_EXERCISE PROMPT_
Output the first line of the listing and each line after it, up to and including the line that contains "5.40, 5.42, 5.45]", exactly as written, minus the pictures.

_RECORDED DATA_
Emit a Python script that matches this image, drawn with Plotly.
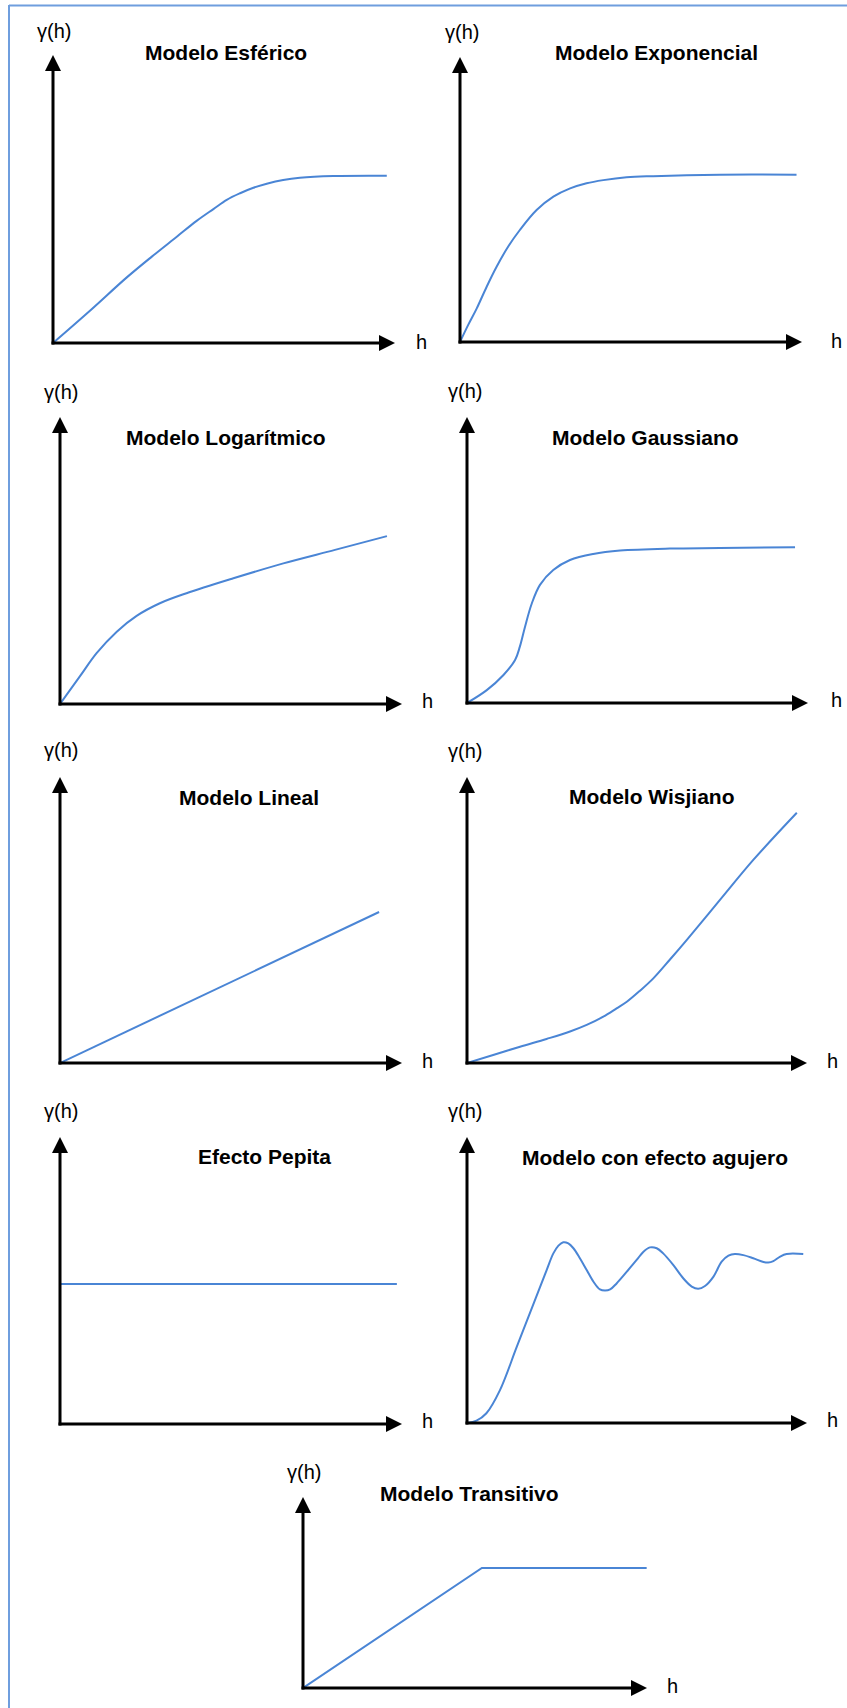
import plotly.graph_objects as go

W, H = 847, 1708
CURVE = "#4A85D5"
FONT = "Liberation Sans, Arial, sans-serif"

# ---- variogram model curves: h (lag) and gamma(h), in axis units ----
esferico_h = [0, 1.08, 2.15, 2.89, 3.62, 4.20, 4.69, 5.08, 5.47, 5.86, 6.25, 6.73, 7.22, 8.20, 9.76]
esferico_g = [0, 1.12, 2.27, 3.00, 3.69, 4.24, 4.65, 4.97, 5.20, 5.39, 5.53, 5.66, 5.74, 5.80, 5.81]

exponencial_h = [0, 0.24, 0.49, 0.78, 1.07, 1.41, 1.75, 2.24, 2.73, 3.22, 3.70, 4.19, 4.87, 5.65, 7.60, 9.84]
exponencial_g = [0, 0.60, 1.18, 1.94, 2.64, 3.35, 3.93, 4.63, 5.10, 5.39, 5.57, 5.68, 5.78, 5.82, 5.87, 5.87]

logaritmico_h = [0, 0.58, 1.07, 1.66, 2.24, 2.92, 3.70, 5.07, 6.53, 8.04, 9.56]
logaritmico_g = [0, 0.96, 1.77, 2.52, 3.07, 3.51, 3.86, 4.38, 4.90, 5.37, 5.85]

gaussiano_h = [0, 0.58, 1.07, 1.41, 1.55, 1.70, 1.90, 2.14, 2.53, 3.02, 3.70, 4.49, 5.95, 7.42, 9.62]
gaussiano_g = [0, 0.45, 0.98, 1.50, 1.97, 2.66, 3.48, 4.13, 4.65, 5.00, 5.21, 5.33, 5.40, 5.42, 5.45]

lineal_h = [0, 9.33]
lineal_g = [0, 5.28]

wisjiano_h = [0, 0.77, 1.56, 2.34, 3.03, 3.52, 4.01, 4.40, 4.70, 5.09, 5.48, 5.97, 6.46, 7.44, 8.42, 9.70]
wisjiano_g = [0, 0.28, 0.57, 0.84, 1.10, 1.33, 1.62, 1.91, 2.14, 2.53, 2.96, 3.62, 4.30, 5.70, 7.10, 8.75]

pepita_h = [0, 9.85]
pepita_g = [4.88, 4.88]

agujero_h = [0, 0.28, 0.57, 0.97, 1.46, 1.95, 2.34, 2.54, 2.69, 2.83, 2.98, 3.13, 3.32, 3.52,
             3.72, 3.91, 4.06, 4.21, 4.40, 4.70, 4.99, 5.19, 5.38, 5.58, 5.77, 6.07, 6.36,
             6.61, 6.80, 7.00, 7.25, 7.49, 7.69, 7.88, 8.13, 8.42, 8.72, 8.86, 9.01, 9.21,
             9.40, 9.89]
agujero_g = [0, 0.08, 0.34, 1.15, 2.65, 4.15, 5.34, 5.93, 6.20, 6.32, 6.28, 6.11, 5.76, 5.35,
             4.94, 4.67, 4.63, 4.67, 4.88, 5.29, 5.70, 5.99, 6.14, 6.11, 5.93, 5.52, 5.06,
             4.77, 4.69, 4.79, 5.12, 5.64, 5.85, 5.91, 5.87, 5.76, 5.63, 5.61, 5.66, 5.82,
             5.91, 5.91]

transitivo_h = [0, 5.20, 9.99]
transitivo_g = [0, 4.18, 4.18]

titles = ["Modelo Esférico", "Modelo Exponencial", "Modelo Logarítmico", "Modelo Gaussiano",
          "Modelo Lineal", "Modelo Wisjiano", "Efecto Pepita", "Modelo con efecto agujero",
          "Modelo Transitivo"]
y_label = "γ(h)"
x_label = "h"

series = [
    (esferico_h, esferico_g, "spline"),
    (exponencial_h, exponencial_g, "spline"),
    (logaritmico_h, logaritmico_g, "spline"),
    (gaussiano_h, gaussiano_g, "spline"),
    (lineal_h, lineal_g, "linear"),
    (wisjiano_h, wisjiano_g, "spline"),
    (pepita_h, pepita_g, "linear"),
    (agujero_h, agujero_g, "spline"),
    (transitivo_h, transitivo_g, "linear"),
]

# panel layout in pixels: origin x/y, x-arrow tip, y-arrow tip, y range,
# gamma label centre, title centre, h label centre
panels = [
    dict(ox=53, oy=343, tip=395, top=55, ymax=10, gl=(54, 31), tl=(226, 52), hl=(421, 342)),
    dict(ox=460, oy=342, tip=802, top=57, ymax=10, gl=(462, 32), tl=(656, 53), hl=(836, 341)),
    dict(ox=60, oy=704, tip=402, top=417, ymax=10, gl=(61, 392), tl=(226, 437), hl=(427, 701)),
    dict(ox=467, oy=703, tip=808, top=417, ymax=10, gl=(465, 391), tl=(645, 437), hl=(836, 700)),
    dict(ox=60, oy=1063, tip=402, top=777, ymax=10, gl=(61, 750), tl=(249, 797), hl=(427, 1061)),
    dict(ox=467, oy=1063, tip=807, top=777, ymax=10, gl=(465, 751), tl=(651, 796), hl=(832, 1061)),
    dict(ox=60, oy=1424, tip=402, top=1137, ymax=10, gl=(61, 1111), tl=(264, 1156), hl=(427, 1421)),
    dict(ox=467, oy=1423, tip=807, top=1137, ymax=10, gl=(465, 1111), tl=(655, 1157), hl=(832, 1420)),
    dict(ox=303, oy=1688, tip=647, top=1497, ymax=6.65, gl=(304, 1472), tl=(469, 1493), hl=(672, 1686)),
]


def px(x):
    return x / W


def py(y):
    return 1 - y / H


fig = go.Figure()
shapes = []
annotations = []
layout_axes = {}

for i, (p, (hx, gy, shape), title) in enumerate(zip(panels, series, titles), start=1):
    sfx = "" if i == 1 else str(i)
    fig.add_trace(go.Scatter(
        x=hx, y=gy, mode="lines",
        line=dict(color=CURVE, width=2, shape=shape, smoothing=1.0),
        xaxis="x" + sfx, yaxis="y" + sfx, cliponaxis=False,
        hoverinfo="skip", showlegend=False,
    ))
    layout_axes["xaxis" + sfx] = dict(
        domain=[px(p["ox"]), px(p["tip"])], range=[0, 10], visible=False,
        anchor="y" + sfx, fixedrange=True)
    layout_axes["yaxis" + sfx] = dict(
        domain=[py(p["oy"]), py(p["top"])], range=[0, p["ymax"]], visible=False,
        anchor="x" + sfx, fixedrange=True)

    ox, oy, tip, top = p["ox"], p["oy"], p["tip"], p["top"]
    axis_line = dict(color="black", width=3)
    shapes.append(dict(type="line", xref="paper", yref="paper",
                       x0=px(ox), x1=px(ox), y0=py(oy + 1.5), y1=py(top + 12), line=axis_line))
    shapes.append(dict(type="line", xref="paper", yref="paper",
                       x0=px(ox - 1.5), x1=px(tip - 12), y0=py(oy), y1=py(oy), line=axis_line))
    shapes.append(dict(
        type="path", xref="paper", yref="paper", fillcolor="black", line=dict(width=0),
        path=f"M {px(ox - 8)},{py(top + 16)} L {px(ox)},{py(top)} L {px(ox + 8)},{py(top + 16)} Z"))
    shapes.append(dict(
        type="path", xref="paper", yref="paper", fillcolor="black", line=dict(width=0),
        path=f"M {px(tip - 16)},{py(oy - 8)} L {px(tip)},{py(oy)} L {px(tip - 16)},{py(oy + 8)} Z"))

    annotations.append(dict(text=f"<b>{title}</b>", x=px(p["tl"][0]), y=py(p["tl"][1]),
                            xref="paper", yref="paper", showarrow=False,
                            xanchor="center", yanchor="middle",
                            font=dict(family=FONT, size=21, color="black")))
    annotations.append(dict(text=y_label, x=px(p["gl"][0]), y=py(p["gl"][1]),
                            xref="paper", yref="paper", showarrow=False,
                            xanchor="center", yanchor="middle",
                            font=dict(family=FONT, size=20, color="black")))
    annotations.append(dict(text=x_label, x=px(p["hl"][0]), y=py(p["hl"][1]),
                            xref="paper", yref="paper", showarrow=False,
                            xanchor="center", yanchor="middle",
                            font=dict(family=FONT, size=20, color="black")))

# page frame: thin blue rule on the left and along the top
frame = dict(color="#6F9EDE", width=2)
shapes.append(dict(type="line", xref="paper", yref="paper",
                   x0=px(9), x1=px(9), y0=py(5), y1=py(H), line=frame))
shapes.append(dict(type="line", xref="paper", yref="paper",
                   x0=px(9), x1=px(W), y0=py(5.5), y1=py(5.5), line=frame))

fig.update_layout(
    width=W, height=H, margin=dict(l=0, r=0, t=0, b=0),
    paper_bgcolor="white", plot_bgcolor="white",
    shapes=shapes, annotations=annotations, showlegend=False,
    **layout_axes,
)

fig.write_html("out.html", config={"displayModeBar": False})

_THE ANSWER_
Emit a Python script that matches this image, drawn with Plotly.
import plotly.graph_objects as go

W, H = 847, 1708
CURVE = "#4A85D5"
FONT = "Liberation Sans, Arial, sans-serif"

# ---- variogram model curves: h (lag) and gamma(h), in axis units ----
esferico_h = [0, 1.08, 2.15, 2.89, 3.62, 4.20, 4.69, 5.08, 5.47, 5.86, 6.25, 6.73, 7.22, 8.20, 9.76]
esferico_g = [0, 1.12, 2.27, 3.00, 3.69, 4.24, 4.65, 4.97, 5.20, 5.39, 5.53, 5.66, 5.74, 5.80, 5.81]

exponencial_h = [0, 0.24, 0.49, 0.78, 1.07, 1.41, 1.75, 2.24, 2.73, 3.22, 3.70, 4.19, 4.87, 5.65, 7.60, 9.84]
exponencial_g = [0, 0.60, 1.18, 1.94, 2.64, 3.35, 3.93, 4.63, 5.10, 5.39, 5.57, 5.68, 5.78, 5.82, 5.87, 5.87]

logaritmico_h = [0, 0.58, 1.07, 1.66, 2.24, 2.92, 3.70, 5.07, 6.53, 8.04, 9.56]
logaritmico_g = [0, 0.96, 1.77, 2.52, 3.07, 3.51, 3.86, 4.38, 4.90, 5.37, 5.85]

gaussiano_h = [0, 0.58, 1.07, 1.41, 1.55, 1.70, 1.90, 2.14, 2.53, 3.02, 3.70, 4.49, 5.95, 7.42, 9.62]
gaussiano_g = [0, 0.45, 0.98, 1.50, 1.97, 2.66, 3.48, 4.13, 4.65, 5.00, 5.21, 5.33, 5.40, 5.42, 5.45]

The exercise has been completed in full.